Le cas de Vaneck Bowel Kodjo Siwe est aussi bouleversant. Ce jeune Camerounais de 27 ans vit avec sa femme et sa fille de quatre ans dans une structure d’accueil à Wasserbillig depuis début 2023. La petite est scolarisée dans la commune. Leur demande d’asile a été rejetée et, malgré de nombreuses tentatives (dans le nettoyage, la livraison ou le sanitaire), ils n’ont pas trouvé de travail. Lundi 2 octobre, ils ont reçu un courrier les intimant à quitter le foyer au plus tard le 15 octobre. « J’ai passé mon permis de conduire en septembre et je suis en attente d’un contrat comme chauffeur-livreur. Mais ils ne m’ont pas laissé le temps », détaille-t-il ce jeudi par téléphone. La famille venait de sortir des bureaux de l’ONA où l’expulsion leur a été confirmée, malgré l’absence d’alternative. « On m’a fait comprendre que si je résistais, ils feraient appel à la police », s’étrangle le père de famille, incrédule. Il en appelle à la déclaration des droits de l’enfant : « Des gens bien habillés dans des bureaux bafouent la loi qui dit que les enfants ont droit à une protection ! » « C’est incroyable. Avant, les familles avec enfants n’étaient jamais mises à la porte comme ça. Les autorités faisaient preuve de plus de tolérance. C’est vraiment cruel », commente Marianne Donven. « Afin d’éviter qu’ils ne se retrouvent dans la rue avec leur enfant, la famille a été convoquée par la Direction générale de l’immigration pour organiser leur retour volontaire, dans le cadre duquel ils auraient droit à un hébergement dans la Maison de retour », répond le ministère de la Famille, à notre demande de précision. Retour volontaire que la famille refuse catégoriquement.

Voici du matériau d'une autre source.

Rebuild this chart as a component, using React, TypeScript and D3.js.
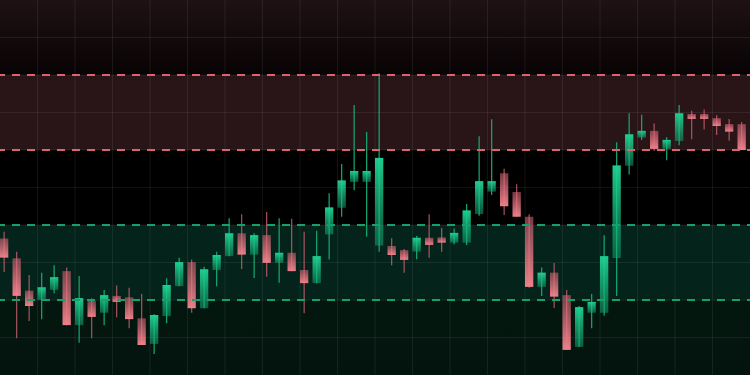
import React from "react";
import * as d3 from "d3";

const W = 750;
const H = 375;

// OHLC values (price units, 0..100 range)
const opens = [36.4, 31.1, 22.5, 20.0, 22.7, 27.7, 13.3, 19.8, 16.6, 21.1, 20.7, 15.1, 8.3, 15.7, 23.7, 30.1, 17.8, 28.0, 31.7, 37.8, 32.1, 37.3, 29.9, 32.6, 28.0, 24.5, 37.5, 44.6, 51.5, 51.5, 34.5, 34.4, 33.3, 32.9, 36.6, 36.7, 35.3, 35.3, 42.9, 48.9, 53.8, 48.8, 42.2, 23.5, 27.3, 21.3, 7.5, 16.6, 16.6, 31.2, 55.8, 63.3, 65.1, 60.3, 62.4, 69.6, 69.6, 68.5, 66.9, 66.9];
const highs = [38.2, 32.9, 26.7, 27.3, 29.3, 28.7, 26.4, 20.5, 22.7, 23.9, 23.3, 21.6, 16.2, 25.8, 31.3, 30.8, 28.9, 32.9, 41.8, 42.9, 37.8, 43.5, 41.8, 41.7, 38.2, 38.5, 48.5, 56.3, 72.0, 64.8, 80.5, 36.5, 33.6, 37.1, 42.9, 39.2, 39.1, 45.6, 63.7, 68.2, 55.0, 50.9, 42.9, 28.7, 29.9, 22.7, 18.4, 21.6, 37.3, 62.1, 69.8, 69.4, 67.1, 63.4, 72.0, 70.5, 70.8, 69.3, 68.3, 67.5];
const lows = [27.5, 9.8, 14.4, 14.9, 21.8, 13.3, 8.6, 9.8, 13.3, 15.4, 12.5, 8.0, 5.6, 13.8, 23.7, 16.6, 17.8, 23.7, 31.7, 28.3, 25.9, 26.2, 24.6, 27.7, 16.5, 24.5, 30.8, 42.2, 49.3, 36.9, 32.9, 29.3, 27.3, 30.9, 31.3, 32.9, 34.9, 34.7, 42.5, 48.0, 42.7, 42.2, 23.3, 21.1, 17.9, 6.7, 7.5, 12.5, 15.8, 21.1, 53.5, 62.7, 59.8, 57.3, 61.3, 62.9, 65.5, 64.0, 62.5, 60.0];
const closes = [31.3, 21.1, 18.4, 23.4, 26.1, 13.3, 20.5, 15.5, 21.3, 19.5, 14.9, 8.0, 16.0, 24.0, 30.1, 17.8, 28.2, 32.0, 37.8, 32.1, 37.3, 29.9, 32.6, 27.7, 24.5, 31.7, 44.7, 51.9, 54.4, 54.4, 57.9, 32.0, 30.7, 36.6, 34.7, 35.3, 37.9, 43.9, 51.7, 51.7, 45.0, 42.2, 23.5, 27.3, 20.9, 6.7, 18.1, 19.5, 31.7, 55.9, 64.2, 65.1, 60.3, 62.7, 69.8, 68.3, 68.3, 66.4, 64.9, 60.0];

// zones
const zoneLows = [60, 20];
const zoneHighs = [80, 40];
const zoneKinds = ["resistance", "support"];

const yTicks = [10, 20, 30, 40, 50, 60, 70, 80, 90];
const xTicks = [1, 2, 3, 4, 5, 6, 7, 8, 9, 10, 11, 12, 13, 14, 15, 16, 17, 18, 19];

export default function App() {
  const idx = opens.map((_, i) => i);
  const x = d3.scaleBand<number>().domain(idx).range([0, 745.8]).paddingInner(0.336).paddingOuter(0);
  const y = d3.scaleLinear().domain([0, 100]).range([H, 0]);
  const xg = d3.scaleLinear().domain([0, 20]).range([0, W]);
  const bw = x.bandwidth();

  const green = "#1cc98a";
  const red = "#ee7d89";

  return (
    <div style={{ position: "fixed", left: 0, top: 0, width: W, height: H, background: "#000" }}>
      <svg width={W} height={H} style={{ display: "block" }}>
        <defs>
          <linearGradient id="topBg" x1="0" y1="0" x2="0" y2="1">
            <stop offset="0" stopColor="#1f1114" />
            <stop offset="1" stopColor="#070304" />
          </linearGradient>
          <linearGradient id="bottomBg" x1="0" y1="0" x2="0" y2="1">
            <stop offset="0" stopColor="#03170f" />
            <stop offset="1" stopColor="#03140e" />
          </linearGradient>
          <linearGradient id="gUp" x1="0" y1="0" x2="0" y2="1">
            <stop offset="0" stopColor="#1fd393" stopOpacity={0.97} />
            <stop offset="1" stopColor="#14a872" stopOpacity={0.5} />
          </linearGradient>
          <linearGradient id="gDown" x1="0" y1="0" x2="0" y2="1">
            <stop offset="0" stopColor="#d86877" stopOpacity={0.55} />
            <stop offset="1" stopColor="#f2838e" stopOpacity={0.97} />
          </linearGradient>
        </defs>

        <rect x={0} y={y(100)} width={W} height={y(80) - y(100)} fill="url(#topBg)" />
        <rect x={0} y={y(20)} width={W} height={y(0) - y(20)} fill="url(#bottomBg)" />
        {zoneLows.map((lo, i) => (
          <rect
            key={"z" + i}
            x={0}
            y={y(zoneHighs[i])}
            width={W}
            height={y(lo) - y(zoneHighs[i])}
            fill={zoneKinds[i] === "resistance" ? "#291518" : "#04231a"}
          />
        ))}

        {yTicks.map((t) => (
          <line key={"gy" + t} x1={0} x2={W} y1={y(t)} y2={y(t)} stroke="#ffffff" strokeOpacity={0.07} strokeWidth={1} />
        ))}
        {xTicks.map((t) => (
          <line key={"gx" + t} x1={xg(t)} x2={xg(t)} y1={0} y2={H} stroke="#ffffff" strokeOpacity={0.07} strokeWidth={1} />
        ))}

        {idx.map((i) => {
          const up = closes[i] >= opens[i];
          const cx = (x(i) as number) + bw / 2;
          const top = y(Math.max(opens[i], closes[i]));
          const bot = y(Math.min(opens[i], closes[i]));
          return (
            <g key={"c" + i}>
              <line
                x1={cx}
                x2={cx}
                y1={y(highs[i])}
                y2={y(lows[i])}
                stroke={up ? "#15a871" : "#c25f6d"}
                strokeOpacity={up ? 0.95 : 0.8}
                strokeWidth={1.3}
              />
              <rect
                x={x(i)}
                y={top}
                width={bw}
                height={Math.max(1, bot - top)}
                fill={up ? "url(#gUp)" : "url(#gDown)"}
              />
            </g>
          );
        })}

        {zoneLows.map((lo, i) => {
          const col = zoneKinds[i] === "resistance" ? "#d9646f" : "#17a06c";
          return (
            <g key={"d" + i}>
              {[zoneHighs[i], lo].map((v) => (
                <line
                  key={v}
                  x1={0}
                  x2={W}
                  y1={y(v)}
                  y2={y(v)}
                  stroke={col}
                  strokeWidth={2}
                  strokeDasharray="8 7"
                  strokeDashoffset={3}
                />
              ))}
            </g>
          );
        })}
      </svg>
    </div>
  );
}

Être apprentis tout en suivant une formation dans un lycée ne suffit plus comme sésame pour rester dans un foyer. Gnalbi Barry n’avait que 19 ans quand il est arrivé au Luxembourg depuis la Guinée Conakry. Il a commencé un apprentissage en boulangerie-pâtisserie début 2021. Après un an, il est contraint d’arrêter de travailler, sa demande de protection internationale étant rejetée. Mordu par le métier Gnalbi ne baisse pas les bras et trouve un patron ce qui lui permet d’obtenir une autorisation de travail. Aujourd’hui, il est en troisième et dernière année d’apprentissage, partageant son temps entre l’école et la boulangerie qui l’emploie. Pains et Traditions forme ainsi plusieurs apprentis. Une lettre de recommandation, soulignant le bon travail de Gnalbi, a été signée du patron pour l’aider dans ses démarches. Pourtant la semaine dernière, un courrier de l’ONA lui donne jusqu’à ce mardi pour quitter le foyer de Soleuvre où il est hébergé, sa demande de régularisation par le travail n’ayant pas reçu de réponse. « Sans logement, je ne peux pas garder le travail et sans travail, je ne peux pas me loger », pointait-il, lundi inquiet de son sort. Grâce aux bonnes volontés des réseaux associatifs d’entraide, une solution temporaire a été trouvée pour loger le jeune homme avec des employés de Chiche. Le réseau Oppent Haus est mis en branle pour la suite.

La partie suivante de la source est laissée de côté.